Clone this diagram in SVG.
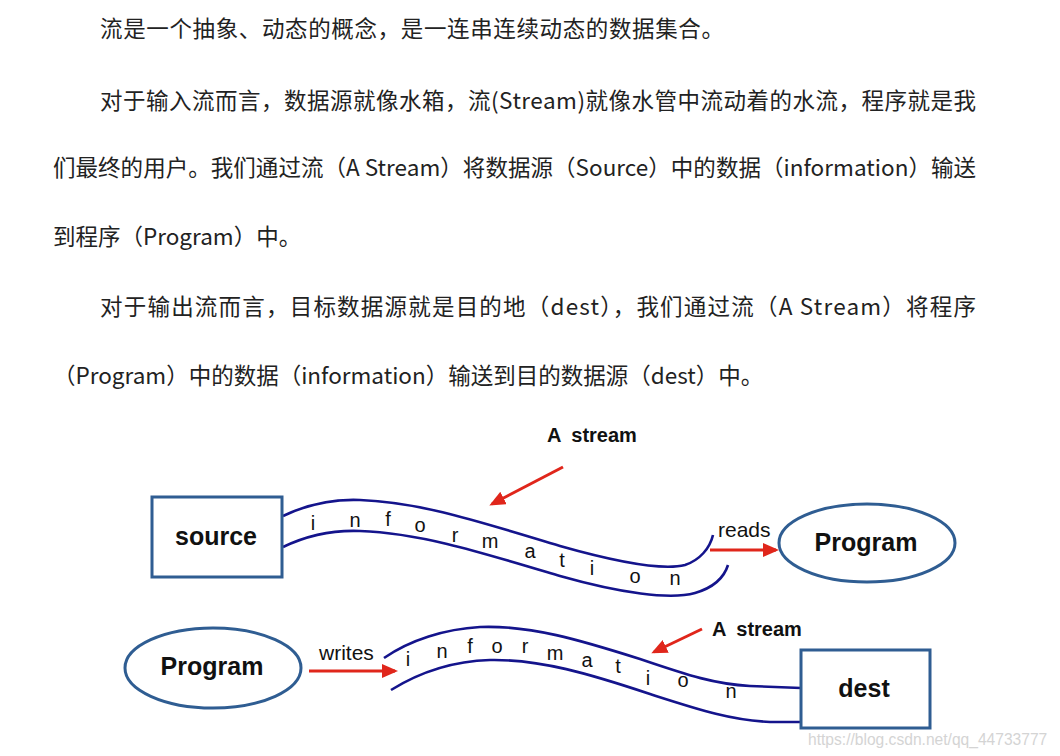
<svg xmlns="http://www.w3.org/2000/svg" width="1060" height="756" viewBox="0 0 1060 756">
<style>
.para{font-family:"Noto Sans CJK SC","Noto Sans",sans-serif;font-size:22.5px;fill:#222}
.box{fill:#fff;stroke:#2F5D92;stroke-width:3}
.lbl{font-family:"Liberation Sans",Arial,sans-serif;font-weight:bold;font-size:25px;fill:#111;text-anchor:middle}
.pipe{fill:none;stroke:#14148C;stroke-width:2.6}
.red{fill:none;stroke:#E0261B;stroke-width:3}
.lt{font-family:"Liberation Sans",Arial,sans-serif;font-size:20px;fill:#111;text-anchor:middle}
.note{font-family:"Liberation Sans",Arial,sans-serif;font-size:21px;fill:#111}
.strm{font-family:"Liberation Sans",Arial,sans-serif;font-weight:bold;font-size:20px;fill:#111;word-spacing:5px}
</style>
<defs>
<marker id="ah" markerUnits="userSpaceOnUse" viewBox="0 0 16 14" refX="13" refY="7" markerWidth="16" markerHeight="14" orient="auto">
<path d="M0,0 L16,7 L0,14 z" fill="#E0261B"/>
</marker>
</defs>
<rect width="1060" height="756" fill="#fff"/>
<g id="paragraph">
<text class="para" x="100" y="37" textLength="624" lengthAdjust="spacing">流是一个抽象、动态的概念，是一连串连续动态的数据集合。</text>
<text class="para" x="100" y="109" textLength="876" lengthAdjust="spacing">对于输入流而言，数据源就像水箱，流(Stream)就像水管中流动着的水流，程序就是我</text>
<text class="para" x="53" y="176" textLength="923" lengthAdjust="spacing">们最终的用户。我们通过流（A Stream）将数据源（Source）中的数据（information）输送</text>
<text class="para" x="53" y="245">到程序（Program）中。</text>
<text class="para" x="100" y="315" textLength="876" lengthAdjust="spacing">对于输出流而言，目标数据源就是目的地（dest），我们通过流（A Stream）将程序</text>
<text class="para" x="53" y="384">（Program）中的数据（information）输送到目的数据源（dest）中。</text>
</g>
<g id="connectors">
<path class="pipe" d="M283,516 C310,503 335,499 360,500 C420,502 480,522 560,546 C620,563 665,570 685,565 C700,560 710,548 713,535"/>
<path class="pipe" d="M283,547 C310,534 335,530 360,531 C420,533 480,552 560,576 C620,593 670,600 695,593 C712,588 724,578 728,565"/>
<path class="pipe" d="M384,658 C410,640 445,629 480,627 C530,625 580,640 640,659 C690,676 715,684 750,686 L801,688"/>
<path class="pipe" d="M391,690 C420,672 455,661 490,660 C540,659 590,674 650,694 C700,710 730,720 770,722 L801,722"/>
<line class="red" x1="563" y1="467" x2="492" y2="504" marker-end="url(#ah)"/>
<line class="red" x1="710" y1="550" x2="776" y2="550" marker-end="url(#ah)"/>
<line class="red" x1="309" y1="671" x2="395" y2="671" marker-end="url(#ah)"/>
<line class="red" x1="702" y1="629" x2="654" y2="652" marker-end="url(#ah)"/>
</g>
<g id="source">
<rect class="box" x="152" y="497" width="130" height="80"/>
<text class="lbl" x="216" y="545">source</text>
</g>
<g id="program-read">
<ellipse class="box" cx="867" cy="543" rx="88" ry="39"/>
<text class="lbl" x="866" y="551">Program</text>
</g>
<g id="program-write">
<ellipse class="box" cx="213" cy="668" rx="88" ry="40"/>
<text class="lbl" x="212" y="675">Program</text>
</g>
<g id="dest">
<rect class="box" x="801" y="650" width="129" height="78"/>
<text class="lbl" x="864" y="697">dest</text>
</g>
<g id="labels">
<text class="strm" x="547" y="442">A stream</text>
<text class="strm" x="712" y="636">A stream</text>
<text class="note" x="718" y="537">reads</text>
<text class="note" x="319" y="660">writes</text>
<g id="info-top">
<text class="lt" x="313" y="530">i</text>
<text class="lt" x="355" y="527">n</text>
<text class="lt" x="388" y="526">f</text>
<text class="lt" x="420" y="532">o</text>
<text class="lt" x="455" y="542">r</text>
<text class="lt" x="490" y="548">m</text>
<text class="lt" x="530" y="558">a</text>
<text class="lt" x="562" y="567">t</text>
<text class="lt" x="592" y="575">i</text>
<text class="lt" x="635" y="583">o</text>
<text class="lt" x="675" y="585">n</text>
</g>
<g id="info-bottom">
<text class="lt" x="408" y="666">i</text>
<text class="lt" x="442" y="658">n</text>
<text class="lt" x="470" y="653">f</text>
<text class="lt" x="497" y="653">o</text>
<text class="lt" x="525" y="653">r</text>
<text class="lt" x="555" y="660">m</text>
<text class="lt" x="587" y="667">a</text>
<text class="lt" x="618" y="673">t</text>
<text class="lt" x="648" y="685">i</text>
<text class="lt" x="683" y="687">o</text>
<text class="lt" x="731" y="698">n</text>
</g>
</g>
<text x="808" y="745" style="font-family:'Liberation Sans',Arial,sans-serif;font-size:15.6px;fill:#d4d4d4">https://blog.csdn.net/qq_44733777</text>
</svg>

* * *

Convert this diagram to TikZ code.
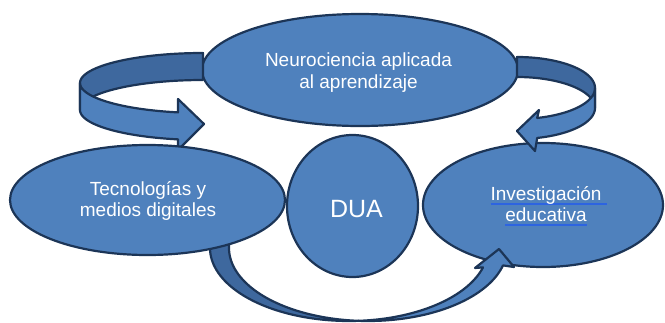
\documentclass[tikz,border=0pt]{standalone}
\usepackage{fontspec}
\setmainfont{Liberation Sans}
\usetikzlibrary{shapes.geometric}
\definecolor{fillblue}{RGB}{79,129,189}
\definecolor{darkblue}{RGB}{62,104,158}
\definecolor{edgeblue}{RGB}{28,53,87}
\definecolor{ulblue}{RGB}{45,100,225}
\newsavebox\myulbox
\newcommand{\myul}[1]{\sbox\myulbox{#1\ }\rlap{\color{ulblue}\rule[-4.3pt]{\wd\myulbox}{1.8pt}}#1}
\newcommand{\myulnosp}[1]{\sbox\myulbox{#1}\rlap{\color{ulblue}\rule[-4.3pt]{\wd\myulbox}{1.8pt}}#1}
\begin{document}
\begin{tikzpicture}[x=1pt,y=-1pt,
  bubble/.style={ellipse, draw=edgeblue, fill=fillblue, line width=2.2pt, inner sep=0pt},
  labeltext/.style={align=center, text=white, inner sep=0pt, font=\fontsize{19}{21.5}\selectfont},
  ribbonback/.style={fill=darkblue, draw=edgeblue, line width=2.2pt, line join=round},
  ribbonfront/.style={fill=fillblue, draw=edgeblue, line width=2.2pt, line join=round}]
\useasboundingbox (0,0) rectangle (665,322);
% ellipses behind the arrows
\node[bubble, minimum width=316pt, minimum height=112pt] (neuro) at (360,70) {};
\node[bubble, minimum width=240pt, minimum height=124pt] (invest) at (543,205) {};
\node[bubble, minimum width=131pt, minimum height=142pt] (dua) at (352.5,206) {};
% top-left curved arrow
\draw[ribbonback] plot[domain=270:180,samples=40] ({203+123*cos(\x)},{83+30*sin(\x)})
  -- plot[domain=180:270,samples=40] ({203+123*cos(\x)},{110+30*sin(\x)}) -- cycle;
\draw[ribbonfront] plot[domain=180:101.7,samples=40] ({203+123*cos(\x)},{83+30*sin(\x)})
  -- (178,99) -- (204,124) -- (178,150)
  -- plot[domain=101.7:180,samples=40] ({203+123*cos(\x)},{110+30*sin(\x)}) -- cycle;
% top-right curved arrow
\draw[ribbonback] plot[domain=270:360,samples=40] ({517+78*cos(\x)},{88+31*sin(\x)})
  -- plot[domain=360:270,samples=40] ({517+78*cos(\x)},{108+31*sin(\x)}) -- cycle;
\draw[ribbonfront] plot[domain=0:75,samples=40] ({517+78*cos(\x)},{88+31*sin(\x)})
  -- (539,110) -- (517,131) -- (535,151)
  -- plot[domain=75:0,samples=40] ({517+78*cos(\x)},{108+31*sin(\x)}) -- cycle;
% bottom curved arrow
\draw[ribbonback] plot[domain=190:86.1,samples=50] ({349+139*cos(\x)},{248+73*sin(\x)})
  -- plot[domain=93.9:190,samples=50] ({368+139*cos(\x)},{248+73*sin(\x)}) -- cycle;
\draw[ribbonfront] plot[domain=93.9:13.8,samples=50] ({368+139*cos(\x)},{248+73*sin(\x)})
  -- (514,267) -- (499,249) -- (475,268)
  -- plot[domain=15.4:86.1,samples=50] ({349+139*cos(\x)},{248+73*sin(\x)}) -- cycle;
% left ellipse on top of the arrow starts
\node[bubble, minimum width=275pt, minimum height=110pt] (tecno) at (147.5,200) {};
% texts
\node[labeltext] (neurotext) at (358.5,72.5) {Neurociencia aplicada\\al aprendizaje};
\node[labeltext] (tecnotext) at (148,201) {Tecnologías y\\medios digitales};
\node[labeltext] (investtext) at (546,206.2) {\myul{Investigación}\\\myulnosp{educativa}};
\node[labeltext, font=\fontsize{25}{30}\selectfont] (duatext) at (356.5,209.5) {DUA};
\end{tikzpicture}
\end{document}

...

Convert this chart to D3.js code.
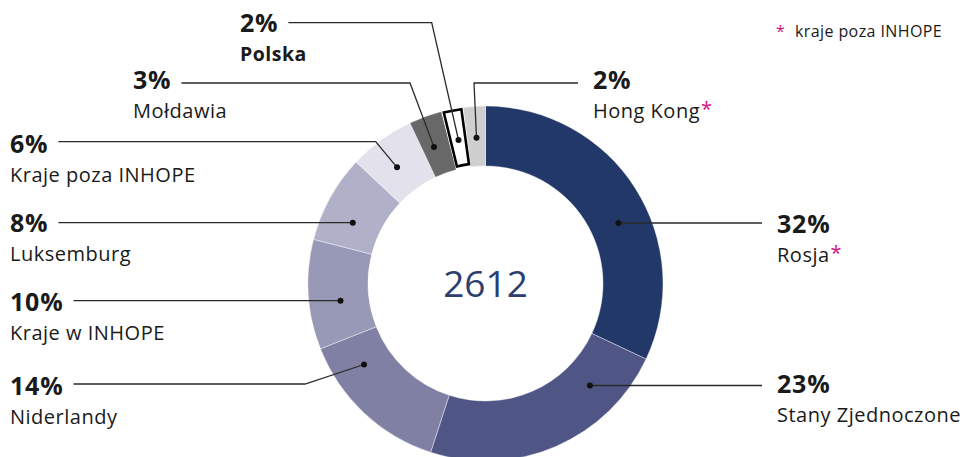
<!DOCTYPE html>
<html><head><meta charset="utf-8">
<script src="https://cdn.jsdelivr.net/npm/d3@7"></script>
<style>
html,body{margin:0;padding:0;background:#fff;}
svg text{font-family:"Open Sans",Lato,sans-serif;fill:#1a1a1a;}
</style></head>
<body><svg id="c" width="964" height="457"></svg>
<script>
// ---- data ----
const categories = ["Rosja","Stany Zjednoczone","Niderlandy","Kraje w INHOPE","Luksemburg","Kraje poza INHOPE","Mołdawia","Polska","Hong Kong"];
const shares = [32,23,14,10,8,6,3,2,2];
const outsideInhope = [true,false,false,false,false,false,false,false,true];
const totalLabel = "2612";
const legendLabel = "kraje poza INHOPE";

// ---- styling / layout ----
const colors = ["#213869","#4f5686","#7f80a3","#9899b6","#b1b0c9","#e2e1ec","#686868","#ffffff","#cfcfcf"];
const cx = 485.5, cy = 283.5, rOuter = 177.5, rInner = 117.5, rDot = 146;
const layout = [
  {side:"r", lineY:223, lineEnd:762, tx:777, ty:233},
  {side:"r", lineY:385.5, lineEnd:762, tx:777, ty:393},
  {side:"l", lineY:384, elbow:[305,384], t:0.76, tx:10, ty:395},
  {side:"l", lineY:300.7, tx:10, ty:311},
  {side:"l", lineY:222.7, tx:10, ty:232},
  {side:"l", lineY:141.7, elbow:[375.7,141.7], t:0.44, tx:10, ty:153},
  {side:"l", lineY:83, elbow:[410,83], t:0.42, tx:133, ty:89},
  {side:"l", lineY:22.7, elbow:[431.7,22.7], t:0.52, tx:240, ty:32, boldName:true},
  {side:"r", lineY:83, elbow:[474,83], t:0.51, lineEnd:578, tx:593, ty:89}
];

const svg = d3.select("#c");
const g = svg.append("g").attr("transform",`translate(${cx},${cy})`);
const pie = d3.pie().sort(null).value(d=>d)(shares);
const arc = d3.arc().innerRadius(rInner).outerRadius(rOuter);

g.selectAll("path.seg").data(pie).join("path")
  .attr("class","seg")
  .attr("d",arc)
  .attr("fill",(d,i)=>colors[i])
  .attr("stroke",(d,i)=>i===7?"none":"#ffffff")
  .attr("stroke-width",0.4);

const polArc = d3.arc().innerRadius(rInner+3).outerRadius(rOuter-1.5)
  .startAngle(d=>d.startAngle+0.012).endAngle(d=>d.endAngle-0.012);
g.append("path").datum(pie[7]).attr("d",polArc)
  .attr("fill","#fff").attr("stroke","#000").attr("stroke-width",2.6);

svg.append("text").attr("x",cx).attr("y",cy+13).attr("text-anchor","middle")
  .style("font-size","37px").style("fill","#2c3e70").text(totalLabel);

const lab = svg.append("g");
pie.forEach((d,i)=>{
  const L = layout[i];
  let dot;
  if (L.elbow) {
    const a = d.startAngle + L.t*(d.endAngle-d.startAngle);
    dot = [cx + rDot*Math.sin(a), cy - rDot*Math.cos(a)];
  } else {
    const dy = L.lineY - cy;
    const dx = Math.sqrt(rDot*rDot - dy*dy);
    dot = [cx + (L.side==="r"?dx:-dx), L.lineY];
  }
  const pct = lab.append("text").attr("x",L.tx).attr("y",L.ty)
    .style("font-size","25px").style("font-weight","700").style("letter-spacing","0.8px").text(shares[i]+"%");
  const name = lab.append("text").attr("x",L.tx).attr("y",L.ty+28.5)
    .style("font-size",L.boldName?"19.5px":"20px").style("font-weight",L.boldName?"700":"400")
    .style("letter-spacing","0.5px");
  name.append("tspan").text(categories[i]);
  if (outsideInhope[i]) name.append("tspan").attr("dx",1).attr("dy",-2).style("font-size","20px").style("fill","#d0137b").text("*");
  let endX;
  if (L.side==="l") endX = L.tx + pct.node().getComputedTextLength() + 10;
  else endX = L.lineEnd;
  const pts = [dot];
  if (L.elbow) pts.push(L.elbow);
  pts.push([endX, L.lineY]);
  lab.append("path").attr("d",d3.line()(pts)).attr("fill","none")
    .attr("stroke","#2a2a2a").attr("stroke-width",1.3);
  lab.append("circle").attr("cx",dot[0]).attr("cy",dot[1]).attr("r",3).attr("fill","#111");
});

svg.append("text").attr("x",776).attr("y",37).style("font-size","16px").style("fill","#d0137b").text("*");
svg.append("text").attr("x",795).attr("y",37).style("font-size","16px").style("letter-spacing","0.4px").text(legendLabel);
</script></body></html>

DO THIS » Determine how many lines of the material include the string "Convert". Output only that count.

RESULT BELOW » 2